◆ **WRITTEN EXERCISE**:
Copy out each line exactly; pictures stay out of the copy.

◆ **AVAILABLE DATA**:
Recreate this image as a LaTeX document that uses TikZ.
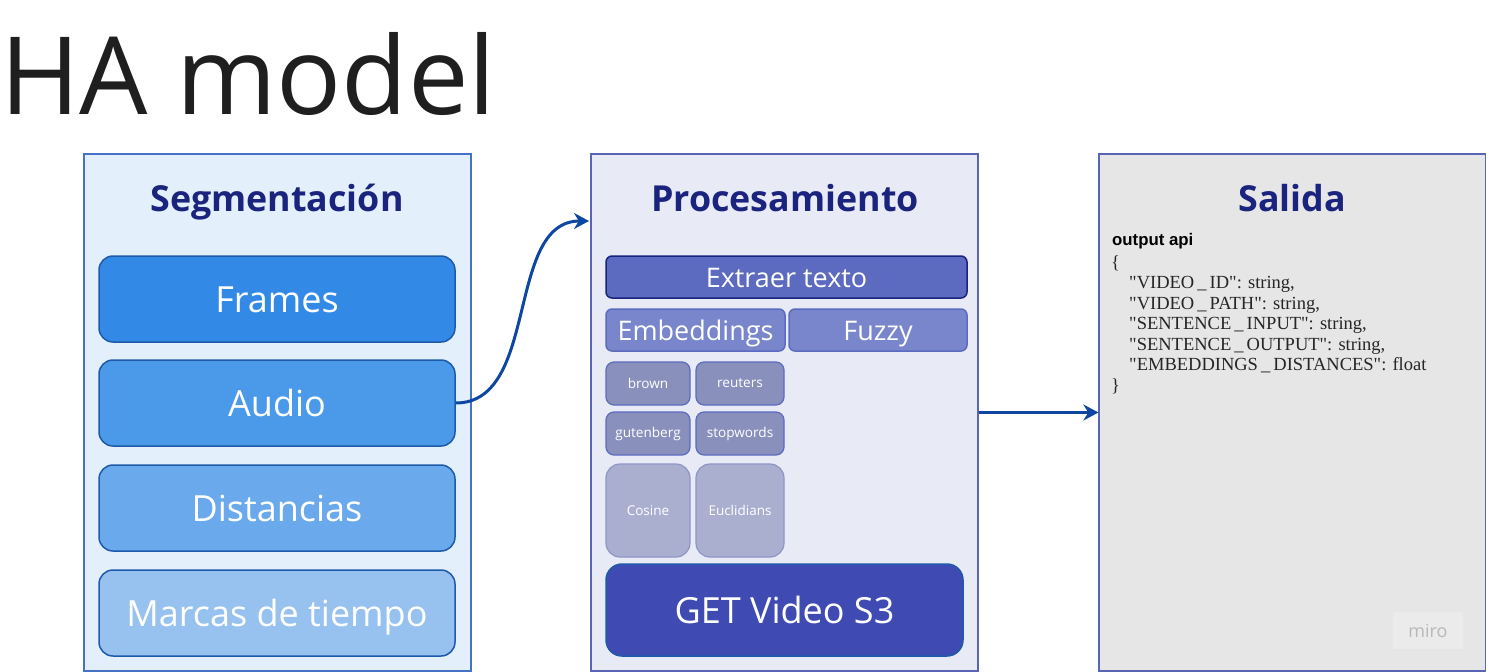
\documentclass[tikz,border=0pt]{standalone}
\usepackage{fontspec}
\setmainfont{Open Sans}
\newfontfamily\codefont{Liberation Serif}
\newfontfamily\apifont{Liberation Sans}
\usetikzlibrary{arrows.meta}

\definecolor{title ink}{HTML}{1A237E}
\definecolor{flow ink}{HTML}{0D47A1}
\definecolor{seg area}{HTML}{E3F0FC}
\definecolor{seg edge}{HTML}{4572C4}
\definecolor{proc area}{HTML}{E8EAF6}
\definecolor{proc edge}{HTML}{5A64B4}
\definecolor{out area}{HTML}{E6E6E6}
\definecolor{frames fill}{HTML}{3389E6}
\definecolor{audio fill}{HTML}{4A9AE9}
\definecolor{dist fill}{HTML}{6AA9EB}
\definecolor{marks fill}{HTML}{97C2EF}
\definecolor{box edge}{HTML}{1E5AAA}
\definecolor{extract fill}{HTML}{5C6BC0}
\definecolor{method fill}{HTML}{7986CB}
\definecolor{corpus fill}{HTML}{8990BB}
\definecolor{metric fill}{HTML}{AAAFD0}
\definecolor{metric edge}{HTML}{8E95C6}
\definecolor{get fill}{HTML}{3F4BB3}
\tikzset{
  panel/.style={draw, line width=1.2pt, minimum width=387pt, minimum height=517pt, inner sep=0pt},
  panel title/.style={anchor=base, text=title ink, font=\fontsize{35.8}{36}\selectfont\bfseries}
  }
\tikzstyle{seg box} = [draw=box edge, line width=1.5pt, rounded corners=14pt, minimum width=356pt, minimum height=86pt, text=white, text height=27.4pt, text depth=0pt, font=\fontsize{36}{36}\selectfont]
\tikzstyle{wide box} = [draw=extract fill, line width=1.5pt, rounded corners=6pt, minimum height=42pt, text=white, text height=20pt, text depth=0pt, font=\fontsize{27}{27}\selectfont]
\tikzstyle{small box} = [draw=extract fill, line width=1.2pt, rounded corners=8pt, minimum height=43pt, text=white, font=\fontsize{13.6}{14}\selectfont]
\tikzstyle{flow} = [draw=flow ink, line width=3pt, -{Stealth[length=15pt,width=16pt]}]

\begin{document}
\begin{tikzpicture}[x=1pt, y=-1pt]
    \useasboundingbox (0,0) rectangle (1486,672);

    % The heading
    \node[anchor=base west, inner sep=0pt, text=black!88, font=\fontsize{108}{108}\selectfont] (head) at (0,114) {HA model};

    % The three panels
    \node[panel, fill=seg area, draw=seg edge] (seg) at (277.5,412.5) {};
    \node[panel, fill=proc area, draw=proc edge] (proc) at (784.5,412.5) {};
    \node[panel, fill=out area, draw=proc edge] (out) at (1292.5,412.5) {};
    \foreach \pos/\name/\txt in {{(277,211)/seg title/Segmentación}, {(785,211)/proc title/Procesamiento}, {(1292,211)/out title/Salida}}
      \node[panel title] (\name) at \pos {\txt};

    % What gets cut out of the video
    \foreach \pos/\name/\col/\txt in {{(277,299)/frames/frames fill/Frames}, {(277,403)/audio/audio fill/Audio}, {(277,508)/dist/dist fill/Distancias}, {(277,613)/marks/marks fill/Marcas de tiempo}}
      \node[seg box, fill=\col] (\name) at \pos {\txt};

    % The processing steps
    \node[wide box, fill=extract fill, draw=title ink, minimum width=361pt] (extract) at (786.5,277) {Extraer texto};
    \node[wide box, fill=method fill, minimum width=179pt] (emb) at (695.5,330) {Embeddings};
    \node[wide box, fill=method fill, minimum width=178pt] (fuzzy) at (878,330) {Fuzzy};
    \foreach \pos/\name/\boxw/\txt in {{(648,383.5)/brown/84/brown}, {(740,383.5)/reuters/88/reuters}, {(648,433.5)/gutenberg/84/gutenberg}, {(740,433.5)/stopwords/88/stopwords}}
      \node[small box, fill=corpus fill, minimum width=\boxw pt] (\name) at \pos {\txt};
    \foreach \pos/\name/\boxw/\txt in {{(648,510.5)/cosine/84/Cosine}, {(740,510.5)/euclid/88/Euclidians}}
      \node[small box, fill=metric fill, draw=metric edge, rounded corners=14pt, minimum width=\boxw pt, minimum height=93pt, font=\fontsize{13.5}{14}\selectfont] (\name) at \pos {\txt};
    \node[seg box, fill=get fill, rounded corners=16pt, minimum width=357pt, minimum height=92pt] (get) at (784.5,610) {GET Video S3};

    % The output record
    \node[anchor=base west, inner sep=0pt, font=\apifont\fontsize{16.8}{17}\selectfont\bfseries] (api) at (1112,245) {output api};
    \node[anchor=north west, inner sep=0pt, align=left, text=black!85, font=\codefont\fontsize{18.5}{20.5}\selectfont] (record) at (1111,255) {\{\\
      \hspace*{18pt}"VIDEO\,\_\,ID": string,\\
      \hspace*{18pt}"VIDEO\,\_\,PATH": string,\\
      \hspace*{18pt}"SENTENCE\,\_\,INPUT": string,\\
      \hspace*{18pt}"SENTENCE\,\_\,OUTPUT": string,\\
      \hspace*{18pt}"EMBEDDINGS\,\_\,DISTANCES": float\\
      \}};
    \node[fill=black!8, text=black!28, minimum width=70pt, minimum height=37pt, font=\fontsize{18}{18}\selectfont] (miro) at (1428,630.5) {miro};

    % The connections between them
    \coordinate (proc in) at (589,221);
    \path[flow] (audio.east) .. controls (540,403) and (505,221) .. (proc in);
    \path[flow] (proc.east) -- (out.west);
\end{tikzpicture}
\end{document}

◆ **WORKED SOLUTION**:
Recreate this image as a LaTeX document that uses TikZ.
\documentclass[tikz,border=0pt]{standalone}
\usepackage{fontspec}
\setmainfont{Open Sans}
\newfontfamily\codefont{Liberation Serif}
\newfontfamily\apifont{Liberation Sans}
\usetikzlibrary{arrows.meta}

\definecolor{title ink}{HTML}{1A237E}
\definecolor{flow ink}{HTML}{0D47A1}
\definecolor{seg area}{HTML}{E3F0FC}
\definecolor{seg edge}{HTML}{4572C4}
\definecolor{proc area}{HTML}{E8EAF6}
\definecolor{proc edge}{HTML}{5A64B4}
\definecolor{out area}{HTML}{E6E6E6}
\definecolor{frames fill}{HTML}{3389E6}
\definecolor{audio fill}{HTML}{4A9AE9}
\definecolor{dist fill}{HTML}{6AA9EB}
\definecolor{marks fill}{HTML}{97C2EF}
\definecolor{box edge}{HTML}{1E5AAA}
\definecolor{extract fill}{HTML}{5C6BC0}
\definecolor{method fill}{HTML}{7986CB}
\definecolor{corpus fill}{HTML}{8990BB}
\definecolor{metric fill}{HTML}{AAAFD0}
\definecolor{metric edge}{HTML}{8E95C6}
\definecolor{get fill}{HTML}{3F4BB3}
\tikzset{
  panel/.style={draw, line width=1.2pt, minimum width=387pt, minimum height=517pt, inner sep=0pt},
  panel title/.style={anchor=base, text=title ink, font=\fontsize{35.8}{36}\selectfont\bfseries}
  }
\tikzstyle{seg box} = [draw=box edge, line width=1.5pt, rounded corners=14pt, minimum width=356pt, minimum height=86pt, text=white, text height=27.4pt, text depth=0pt, font=\fontsize{36}{36}\selectfont]
\tikzstyle{wide box} = [draw=extract fill, line width=1.5pt, rounded corners=6pt, minimum height=42pt, text=white, text height=20pt, text depth=0pt, font=\fontsize{27}{27}\selectfont]
\tikzstyle{small box} = [draw=extract fill, line width=1.2pt, rounded corners=8pt, minimum height=43pt, text=white, font=\fontsize{13.6}{14}\selectfont]
\tikzstyle{flow} = [draw=flow ink, line width=3pt, -{Stealth[length=15pt,width=16pt]}]

\begin{document}
\begin{tikzpicture}[x=1pt, y=-1pt]
    \useasboundingbox (0,0) rectangle (1486,672);

    % The heading
    \node[anchor=base west, inner sep=0pt, text=black!88, font=\fontsize{108}{108}\selectfont] (head) at (0,114) {HA model};

    % The three panels
    \node[panel, fill=seg area, draw=seg edge] (seg) at (277.5,412.5) {};
    \node[panel, fill=proc area, draw=proc edge] (proc) at (784.5,412.5) {};
    \node[panel, fill=out area, draw=proc edge] (out) at (1292.5,412.5) {};
    \foreach \pos/\name/\txt in {{(277,211)/seg title/Segmentación}, {(785,211)/proc title/Procesamiento}, {(1292,211)/out title/Salida}}
      \node[panel title] (\name) at \pos {\txt};

    % What gets cut out of the video
    \foreach \pos/\name/\col/\txt in {{(277,299)/frames/frames fill/Frames}, {(277,403)/audio/audio fill/Audio}, {(277,508)/dist/dist fill/Distancias}, {(277,613)/marks/marks fill/Marcas de tiempo}}
      \node[seg box, fill=\col] (\name) at \pos {\txt};

    % The processing steps
    \node[wide box, fill=extract fill, draw=title ink, minimum width=361pt] (extract) at (786.5,277) {Extraer texto};
    \node[wide box, fill=method fill, minimum width=179pt] (emb) at (695.5,330) {Embeddings};
    \node[wide box, fill=method fill, minimum width=178pt] (fuzzy) at (878,330) {Fuzzy};
    \foreach \pos/\name/\boxw/\txt in {{(648,383.5)/brown/84/brown}, {(740,383.5)/reuters/88/reuters}, {(648,433.5)/gutenberg/84/gutenberg}, {(740,433.5)/stopwords/88/stopwords}}
      \node[small box, fill=corpus fill, minimum width=\boxw pt] (\name) at \pos {\txt};
    \foreach \pos/\name/\boxw/\txt in {{(648,510.5)/cosine/84/Cosine}, {(740,510.5)/euclid/88/Euclidians}}
      \node[small box, fill=metric fill, draw=metric edge, rounded corners=14pt, minimum width=\boxw pt, minimum height=93pt, font=\fontsize{13.5}{14}\selectfont] (\name) at \pos {\txt};
    \node[seg box, fill=get fill, rounded corners=16pt, minimum width=357pt, minimum height=92pt] (get) at (784.5,610) {GET Video S3};

    % The output record
    \node[anchor=base west, inner sep=0pt, font=\apifont\fontsize{16.8}{17}\selectfont\bfseries] (api) at (1112,245) {output api};
    \node[anchor=north west, inner sep=0pt, align=left, text=black!85, font=\codefont\fontsize{18.5}{20.5}\selectfont] (record) at (1111,255) {\{\\
      \hspace*{18pt}"VIDEO\,\_\,ID": string,\\
      \hspace*{18pt}"VIDEO\,\_\,PATH": string,\\
      \hspace*{18pt}"SENTENCE\,\_\,INPUT": string,\\
      \hspace*{18pt}"SENTENCE\,\_\,OUTPUT": string,\\
      \hspace*{18pt}"EMBEDDINGS\,\_\,DISTANCES": float\\
      \}};
    \node[fill=black!8, text=black!28, minimum width=70pt, minimum height=37pt, font=\fontsize{18}{18}\selectfont] (miro) at (1428,630.5) {miro};

    % The connections between them
    \coordinate (proc in) at (589,221);
    \path[flow] (audio.east) .. controls (540,403) and (505,221) .. (proc in);
    \path[flow] (proc.east) -- (out.west);
\end{tikzpicture}
\end{document}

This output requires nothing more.